As YOUR CHAIRMAN HAS stated, this paper will deal with Impact of Low Interest Rates on the Economy. Since it is impossible to treat all aspects of this broad subject exhaustively in forty-five minutes or less, my remarks will be confined to the most important aspects of the problem. I shall deal with the liberal monetary policy which has assured a highly generous supply of money as well as the maintenance of low interest rates since World War II. I shall discuss only those effects of easy money which appear to have exerted the greatest influence on Federal Reserve and Treasury policies during the postwar period. Even some of these topics will have to be treated quite briefly. To this audience it is unnecessary to describe at length the nature of the postwar easy-money policy or to analyze in detail the various methods employed to effectuate that policy. It will, however, be useful to recall briefly, as a background for our analysis, certain characteristics of that policy.
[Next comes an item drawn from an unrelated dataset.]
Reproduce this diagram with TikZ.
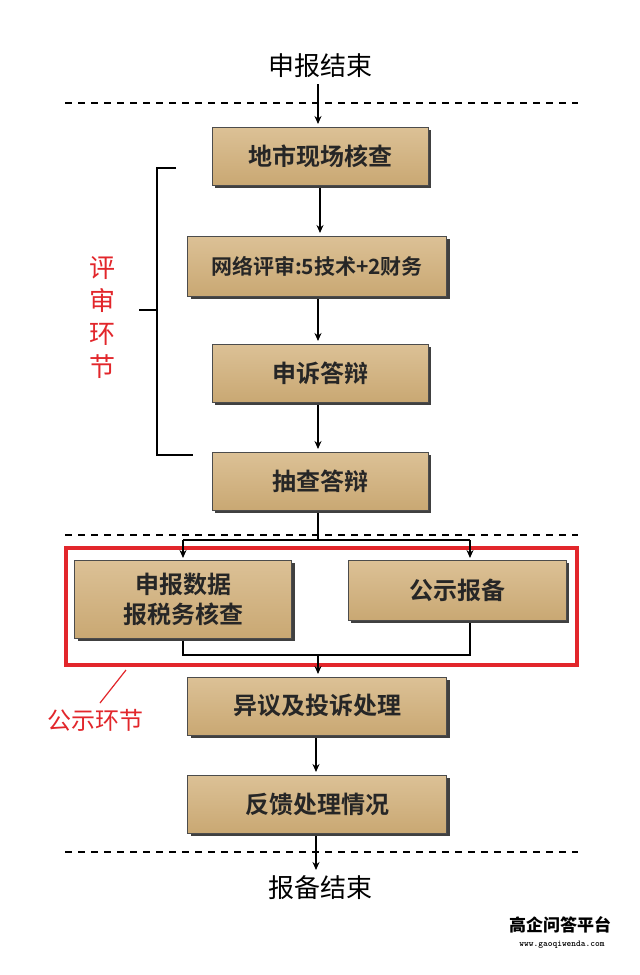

The following facts are basic for this purpose. i. Interest rates were not kept down through legislative or administrative fiat limiting the rates that might be paid or charged. They were kept down by permitting an easy expansibility of the money supply to offset increases in the demand schedules for money and credit. 2. Open-market operations by the Federal Reserve constituted the principal method employed to prevent yields on Governments from rising above the levels set by the Treasury and the Federal Reserve. In effect, the Federal Reserve passively purchased all federal securities that others were unwilling to hold at the officially determined yield structure. To the extent that it was committed to an inflexible yield structure, the Federal Reserve surrendered control over the volume of bank reserves. This is not to say that Federal Reserve purchases of Governments were the only active factors tending toward easy money in the postwar period. Also important were the immense accumulation of idle balances carried over from the war period, and the sizable gold inflows. Yet it is still true that the policy of maintaining low interest rates prevented the Federal Reserve from taking more positive actions to limit the money supply.